To piece together what happened during the anti-satellite (ASAT) weapon test-fired by India's military defense organization last week (March 27), a software company combed through information from Indian officials, radar data, existing knowledge on how past satellites have broken up — intentionally or not — and more.
Analytical Graphics Inc. (AGI) created two simulations — one published hours after Wednesday's launch and another the following day (March 28) — that aim to show the event, known as "Mission Shakti," as it might have looked from space. AGI specializes in the aerospace and defense field.
Their recent videos include information Indian officials released, such as the launch site on Abdul Kalam Island and the Notice to Airmen (NOTAM) filed that day indicating an area over the Indian Ocean blocked out for flight-safety reasons.
The likely target of the ASAT was the Indian satellite MICROSAT-R, which was at an altitude of about 186 miles (300 kilometers) and passing over the NOTAM region.
"One of the other things we considered was that the target spacecraft was likely to be another Indian object to avoid any kind of international problems," Tom Johnson, vice president of engineering at AGI, said as the narrator of the March 27 "First Look" video.

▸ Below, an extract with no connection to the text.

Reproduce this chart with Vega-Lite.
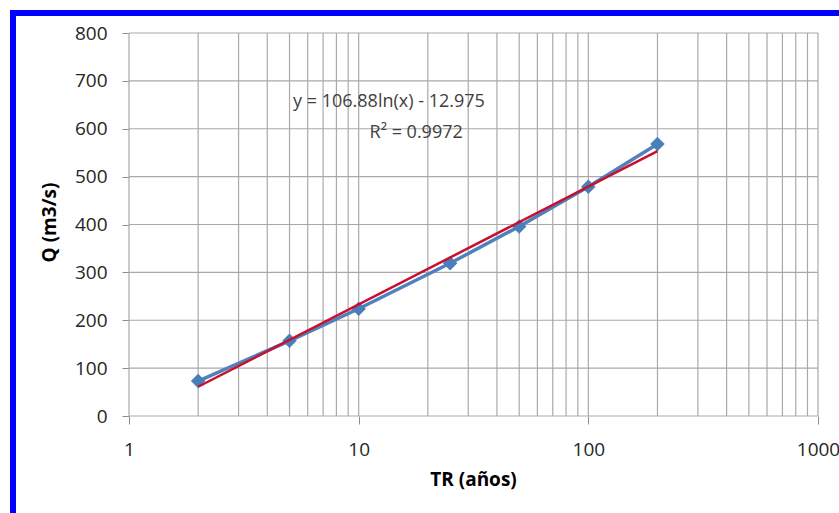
{
  "$schema": "https://vega.github.io/schema/vega-lite/v6.json",
  "width": 826,
  "height": 500,
  "autosize": {"type": "none"},
  "padding": {"left": 13, "top": 13, "right": 0, "bottom": 0},
  "background": "white",
  "config": {
    "view": {"stroke": "#0000FF", "strokeWidth": 6, "strokeDash": [826, 1326, 500, 0], "strokeCap": "square"},
    "font": "Open Sans"
  },
  "datasets": {
    "series": [
      {"TR": 2, "Q": 73},
      {"TR": 5, "Q": 157},
      {"TR": 10, "Q": 224},
      {"TR": 25, "Q": 319},
      {"TR": 50, "Q": 396},
      {"TR": 100, "Q": 479},
      {"TR": 200, "Q": 568}
    ],
    "trend": [
      {"TR": 2, "Q": 61.1},
      {"TR": 200, "Q": 553.3}
    ],
    "vgrid": [
      {"TR": 1}, {"TR": 2}, {"TR": 3}, {"TR": 4}, {"TR": 5}, {"TR": 6}, {"TR": 7}, {"TR": 8}, {"TR": 9},
      {"TR": 10}, {"TR": 20}, {"TR": 30}, {"TR": 40}, {"TR": 50}, {"TR": 60}, {"TR": 70}, {"TR": 80}, {"TR": 90},
      {"TR": 100}, {"TR": 200}, {"TR": 300}, {"TR": 400}, {"TR": 500}, {"TR": 600}, {"TR": 700}, {"TR": 800}, {"TR": 900},
      {"TR": 1000}
    ],
    "hgrid": [
      {"Q": 0}, {"Q": 100}, {"Q": 200}, {"Q": 300}, {"Q": 400}, {"Q": 500}, {"Q": 600}, {"Q": 700}, {"Q": 800}
    ],
    "notes": [
      {"TR": 13.55, "Q": 656, "label": "y = 106.88ln(x) - 12.975"},
      {"TR": 17.8, "Q": 591, "label": "R² = 0.9972"}
    ]
  },
  "layer": [
    {
      "data": {"name": "vgrid"},
      "mark": {"type": "rule", "color": "#a9a9a9", "strokeWidth": 1.2},
      "encoding": {
        "x": {"field": "TR", "type": "quantitative", "title": "TR (años)", "scale": {"type": "log", "domain": [0.31254, 1234.4], "nice": false}},
        "y": {"datum": 0, "type": "quantitative", "title": "Q (m3/s)", "scale": {"domain": [-202.6, 841.8], "nice": false, "zero": false}},
        "y2": {"datum": 800}
      }
    },
    {
      "data": {"name": "hgrid"},
      "mark": {"type": "rule", "color": "#a9a9a9", "strokeWidth": 1.2},
      "encoding": {
        "y": {"field": "Q", "type": "quantitative", "title": "Q (m3/s)", "scale": {"domain": [-202.6, 841.8], "nice": false, "zero": false}},
        "x": {"datum": 1, "type": "quantitative", "title": "TR (años)", "scale": {"type": "log", "domain": [0.31254, 1234.4], "nice": false}},
        "x2": {"datum": 1000}
      }
    },
    {
      "data": {"name": "series"},
      "mark": {"type": "line", "color": "#4F81BD", "strokeWidth": 3.5},
      "encoding": {
        "x": {
          "field": "TR", "type": "quantitative", "title": "TR (años)",
          "scale": {"type": "log", "domain": [0.31254, 1234.4], "nice": false},
          "axis": {
            "values": [1, 10, 100, 1000], "format": "d", "orient": "bottom", "offset": -97,
            "grid": false, "domain": false, "ticks": true, "tickSize": 8, "tickColor": "#8c8c8c",
            "labelPadding": 16, "labelFontSize": 19, "labelColor": "#262626", "labelFlush": false, "labelOverlap": false,
            "titleFontSize": 19, "titleFontWeight": "bold", "titleColor": "#000000",
            "titleX": 460, "titleY": 63, "titleBaseline": "middle", "titleAlign": "center"
          }
        },
        "y": {
          "field": "Q", "type": "quantitative", "title": "Q (m3/s)",
          "scale": {"domain": [-202.6, 841.8], "nice": false, "zero": false},
          "axis": {
            "values": [0, 100, 200, 300, 400, 500, 600, 700, 800], "orient": "left", "offset": -116,
            "grid": false, "domain": false, "ticks": true, "tickSize": 7, "tickColor": "#8c8c8c",
            "labelPadding": 15, "labelFontSize": 19, "labelColor": "#262626", "labelOverlap": false,
            "titleFontSize": 19, "titleFontWeight": "bold", "titleColor": "#000000",
            "titleX": -80, "titleY": 209, "titleBaseline": "middle", "titleAlign": "center", "titleAngle": -90
          }
        }
      }
    },
    {
      "data": {"name": "series"},
      "mark": {"type": "point", "shape": "diamond", "filled": true, "size": 210, "color": "#4A7EBB", "opacity": 1},
      "encoding": {
        "x": {"field": "TR", "type": "quantitative", "title": "TR (años)", "scale": {"type": "log", "domain": [0.31254, 1234.4], "nice": false}},
        "y": {"field": "Q", "type": "quantitative", "title": "Q (m3/s)", "scale": {"domain": [-202.6, 841.8], "nice": false, "zero": false}}
      }
    },
    {
      "data": {"name": "trend"},
      "mark": {"type": "line", "color": "#C8102E", "strokeWidth": 2.5},
      "encoding": {
        "x": {"field": "TR", "type": "quantitative", "title": "TR (años)", "scale": {"type": "log", "domain": [0.31254, 1234.4], "nice": false}},
        "y": {"field": "Q", "type": "quantitative", "title": "Q (m3/s)", "scale": {"domain": [-202.6, 841.8], "nice": false, "zero": false}}
      }
    },
    {
      "data": {"name": "notes"},
      "mark": {"type": "text", "align": "center", "baseline": "middle", "fontSize": 18, "color": "#404040", "font": "Open Sans"},
      "encoding": {
        "x": {"field": "TR", "type": "quantitative", "title": "TR (años)", "scale": {"type": "log", "domain": [0.31254, 1234.4], "nice": false}},
        "y": {"field": "Q", "type": "quantitative", "title": "Q (m3/s)", "scale": {"domain": [-202.6, 841.8], "nice": false, "zero": false}},
        "text": {"field": "label", "type": "nominal"}
      }
    }
  ]
}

A day later, more information confirmed that was still the case, he said in AGI's March 28 video updated to include debris data.
AGI representatives told Space.com in an email that existing information on the missile, target and debris field so far supports AGI's theoretical models.
AGI used U.S. Air Force data to determine the satellite indeed had a change in velocity of 21 meters per second. "This is a fairly significant change to velocity, which indicates something happened to this particular object," Johnson told Space.com. He added that subsequent orbital information seemed to confirm this change.
For the most recent video, AGI created representative debris fields based on past anti-satellite tests and natural spacecraft breakups.
"What we see from those studies is that the debris is primarily constrained to the orbit of the original object MICROSAT-R," Johnson said. "And then because of its relatively low altitude, a lot of that debris, we suspect, is going to re-enter fairly quickly within days and weeks."
India's Defence Research and Development Organisation launched MICROSAT-R in January 2019, and it subsequently entered into a low Earth orbit. This military imaging satellite weighed 1,631 lbs. (740 kilograms).
To figure out how fast the debris might be re-entering Earth's atmosphere, the team at AGI is working on getting updated orbital information to cross-check their current models. The first step is determining how much debris the radar technology actually detects.
"There are always objects that are too small to see, so what we're trying to do, what everybody is trying to do, is track the larger pieces because that's what the sensors can see," Johnson said.
Then his team has to sort out which tracks go with which pieces of debris.
"In the early stages of the game, it could be quite challenging, and it's a combination of the mathematical algorithms and the people involved," he said. Johnson added that using past ASAT tests as a reference, for instance, can take days, weeks or even months.
Mission Shakti makes India the fourth country, after Russia, China and the United States, to demonstrate ASAT capability.